Sweden’s main organization for Jews appealed the approved route however, as did Gothenburg Book Fair, where the march was due to start. On Monday, Gothenburg Administrative Court announced that it had changed the police decision on the route, citing risks to public order and security.
Demonstrators will no longer be allowed to gather outside the book fair’s location, nor will they pass near the synagogue, with the route almost halved.
“In its decision the Administrative Court has weighed up a number of factors. Among the considerations are that the demonstration will take place on a day where the Book Fair, with many visitors, is ongoing and there will therefore be a lot of people on Korsvägen. Also taken into consideration is that the Jewish Community in Gothenburg is celebrating Yom Kippur near the previously decided route, and that central Gothenburg is also visited by a lot of people on a Saturday,” the court said in a statement.
The court decided that the route should be shortened due to security and public order concerns, with the risk of counter-demonstrations also taken into account. The march will now start 300 metres further north and end outside the Gamla Ullevi stadium.

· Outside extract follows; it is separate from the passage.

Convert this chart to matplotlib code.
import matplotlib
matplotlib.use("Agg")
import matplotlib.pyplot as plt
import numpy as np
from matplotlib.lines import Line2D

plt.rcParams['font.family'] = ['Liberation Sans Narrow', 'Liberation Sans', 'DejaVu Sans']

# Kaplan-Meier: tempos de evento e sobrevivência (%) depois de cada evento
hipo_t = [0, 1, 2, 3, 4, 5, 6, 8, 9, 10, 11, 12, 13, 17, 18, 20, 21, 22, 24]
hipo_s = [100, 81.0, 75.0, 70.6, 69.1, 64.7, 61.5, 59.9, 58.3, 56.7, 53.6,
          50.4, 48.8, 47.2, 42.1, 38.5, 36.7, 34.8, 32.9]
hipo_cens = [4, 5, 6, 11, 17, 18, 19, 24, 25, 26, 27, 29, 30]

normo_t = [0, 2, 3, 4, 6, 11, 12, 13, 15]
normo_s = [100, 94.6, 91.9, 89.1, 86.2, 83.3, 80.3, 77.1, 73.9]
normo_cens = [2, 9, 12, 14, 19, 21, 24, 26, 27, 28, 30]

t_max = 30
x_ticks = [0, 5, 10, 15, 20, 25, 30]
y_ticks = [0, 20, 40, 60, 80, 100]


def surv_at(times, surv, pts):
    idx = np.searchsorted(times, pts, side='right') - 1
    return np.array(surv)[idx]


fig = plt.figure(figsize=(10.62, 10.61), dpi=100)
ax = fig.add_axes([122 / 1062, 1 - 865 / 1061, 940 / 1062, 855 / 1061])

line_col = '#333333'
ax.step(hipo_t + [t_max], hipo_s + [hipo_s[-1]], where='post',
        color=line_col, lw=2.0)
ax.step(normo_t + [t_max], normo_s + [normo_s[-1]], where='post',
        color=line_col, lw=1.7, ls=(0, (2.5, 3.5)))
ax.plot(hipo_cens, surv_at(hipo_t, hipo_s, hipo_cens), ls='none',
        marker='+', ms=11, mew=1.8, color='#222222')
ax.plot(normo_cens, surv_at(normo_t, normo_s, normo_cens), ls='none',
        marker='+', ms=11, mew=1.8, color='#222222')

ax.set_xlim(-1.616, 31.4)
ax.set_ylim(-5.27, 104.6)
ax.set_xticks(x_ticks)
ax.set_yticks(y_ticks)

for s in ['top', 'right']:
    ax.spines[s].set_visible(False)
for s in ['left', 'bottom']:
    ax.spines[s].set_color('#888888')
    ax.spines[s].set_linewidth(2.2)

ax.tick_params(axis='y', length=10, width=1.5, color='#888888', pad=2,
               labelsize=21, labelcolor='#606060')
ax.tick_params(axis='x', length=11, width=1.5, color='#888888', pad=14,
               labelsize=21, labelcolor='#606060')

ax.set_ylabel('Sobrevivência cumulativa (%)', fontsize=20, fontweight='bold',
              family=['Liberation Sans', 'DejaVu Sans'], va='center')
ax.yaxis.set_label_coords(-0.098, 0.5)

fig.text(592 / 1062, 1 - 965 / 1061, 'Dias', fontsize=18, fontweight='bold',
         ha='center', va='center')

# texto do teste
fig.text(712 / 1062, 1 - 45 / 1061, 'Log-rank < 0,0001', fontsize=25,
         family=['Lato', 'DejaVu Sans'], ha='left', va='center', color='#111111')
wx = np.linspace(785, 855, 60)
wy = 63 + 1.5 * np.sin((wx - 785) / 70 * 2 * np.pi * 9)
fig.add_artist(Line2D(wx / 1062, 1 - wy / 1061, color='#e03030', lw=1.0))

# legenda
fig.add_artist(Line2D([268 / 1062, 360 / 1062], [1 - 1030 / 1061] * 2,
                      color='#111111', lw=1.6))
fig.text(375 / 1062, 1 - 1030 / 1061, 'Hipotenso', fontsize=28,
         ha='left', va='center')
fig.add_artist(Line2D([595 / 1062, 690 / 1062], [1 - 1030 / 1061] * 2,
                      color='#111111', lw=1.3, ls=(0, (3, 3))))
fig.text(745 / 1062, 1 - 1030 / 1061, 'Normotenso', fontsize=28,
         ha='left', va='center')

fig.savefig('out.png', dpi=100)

Police in Gothenburg were criticized last week for allowing another NMR march to take place in the city despite the protesters not having an official permit. The neo-Nazi group later said on its podcast that the march was a test of police capacity to intervene.

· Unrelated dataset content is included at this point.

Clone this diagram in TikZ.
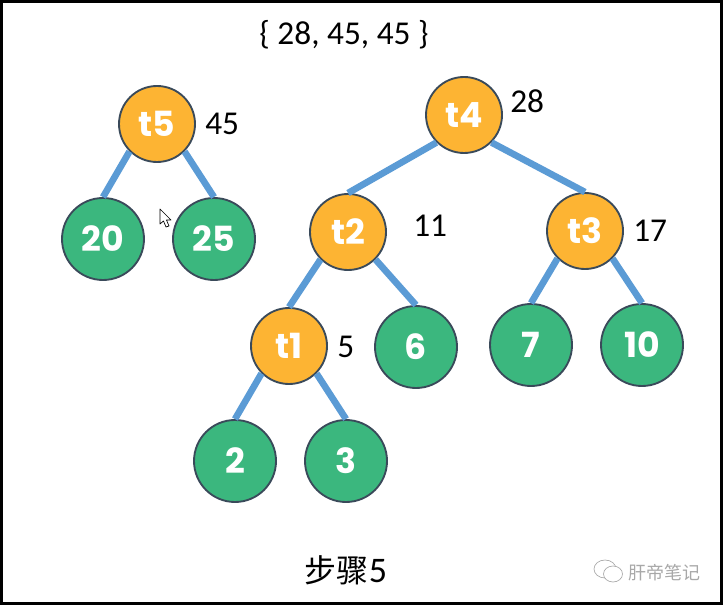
\documentclass[tikz,border=0pt]{standalone}
\usepackage{fontspec}
\setmainfont{Carlito}
\newfontfamily\cjkfont{Noto Sans CJK SC}
\newfontfamily\roundfont[BoldFont=Poppins Bold]{Poppins}
\usetikzlibrary{positioning, arrows.meta}
\definecolor{clrtask}{HTML}{FDB433}
\definecolor{clrleaf}{HTML}{3BB77E}
\definecolor{clrborder}{HTML}{3A4A5A}
\definecolor{clredge}{HTML}{5B9BD5}
\definecolor{clrmark}{HTML}{A8A8A8}
\begin{document}
\begin{tikzpicture}[
    x=0.75pt, y=-0.75pt,
    every node/.style={font=\fontsize{25}{28}\selectfont, text=black},
    task/.style={circle, draw=clrborder, fill=clrtask, line width=1.4pt, minimum size=57pt,
                 inner sep=0pt, text=white, font=\roundfont\bfseries\fontsize{26}{28}\selectfont},
    leaf/.style={circle, draw=clrborder, fill=clrleaf, line width=1.4pt, minimum size=61.5pt,
                 inner sep=0pt, text=white, font=\roundfont\bfseries\fontsize{26}{28}\selectfont},
    edge/.style={color=clredge, line width=5pt},
    weight/.style={anchor=west, inner sep=0pt},
]
\useasboundingbox (0,0) rectangle (723,605);
\draw[black, line width=2.25pt] (1.5,1.5) rectangle (721.5,603.5);
\node[task] (t5) at (157,124) {t5};
\node[task] (t4) at (464,115) {t4};
\node[task] (t2) at (348,232) {t2};
\node[task] (t3) at (585,231) {t3};
\node[task] (t1) at (289,346) {t1};
\node[leaf] (n_20) at (103,239) {20};
\node[leaf] (n_25) at (214,239) {25};
\node[leaf] (n_6) at (416,347) {6};
\node[leaf] (n_7) at (531,345) {7};
\node[leaf] (n_10) at (642,345) {10};
\node[leaf] (n_2) at (235,461) {2};
\node[leaf] (n_3) at (346,461) {3};
\draw[edge] (t5.south west) -- (n_20.north);
\draw[edge] (t5.south east) -- (n_25.north);
\draw[edge] (t4.south west) -- (t2.north);
\draw[edge] (t4.south east) -- (t3.north);
\draw[edge] (t2.south west) -- (t1.north);
\draw[edge] (t2.south east) -- (n_6.north);
\draw[edge] (t3.south west) -- (n_7.north);
\draw[edge] (t3.south east) -- (n_10.north);
\draw[edge] (t1.south west) -- (n_2.north);
\draw[edge] (t1.south east) -- (n_3.north);
\node[weight] (w_5) at (205,124) {45};
\node[weight] (w_4) at (510,101) {28};
\node[weight] (w_2) at (413,226) {11};
\node[weight] (w_3) at (633,231) {17};
\node[weight] (w_1) at (337,347) {5};
\node (n_title) at (344,35) {\{ 28, 45, 45 \}};
\node (n_step) at (346,570) {\cjkfont\fontsize{24}{28}\selectfont 步骤\rmfamily\fontsize{27}{28}\selectfont 5};
\node[anchor=west, inner sep=0pt, text=clrmark, font=\cjkfont\fontsize{13.5}{16}\selectfont] (n_mark) at (628,573) {肝帝笔记};
% wechat icon
\draw[clrmark, line width=0.5pt] (605,569) ellipse (11 and 9);
\draw[clrmark, line width=0.5pt, fill=white] (613,574) ellipse (9.5 and 8);
% mouse cursor
\draw[black, fill=white, line width=0.5pt, line join=round] (160,209) -- (160,224) -- (163.5,221) -- (166,227) -- (169,226) -- (166.5,220) -- (171,220) -- cycle;
\end{tikzpicture}
\end{document}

In the aftermath Swedish PM Stefan Löfven said he plans to invite centre-right opposition parties to discussions on how to counteract antidemocratic forces in the country.
Anti-racism foundation Expo this year named NMR as the driving force behind a surge in neo-Nazi activity in Sweden, with propaganda-spreading their most common form of activity.
“They’re at the most extreme end of this white supremacist area. There’s a lot of crime associated with them, they have a relationship with violence,” Expo researcher Jonathan Leman told The Local.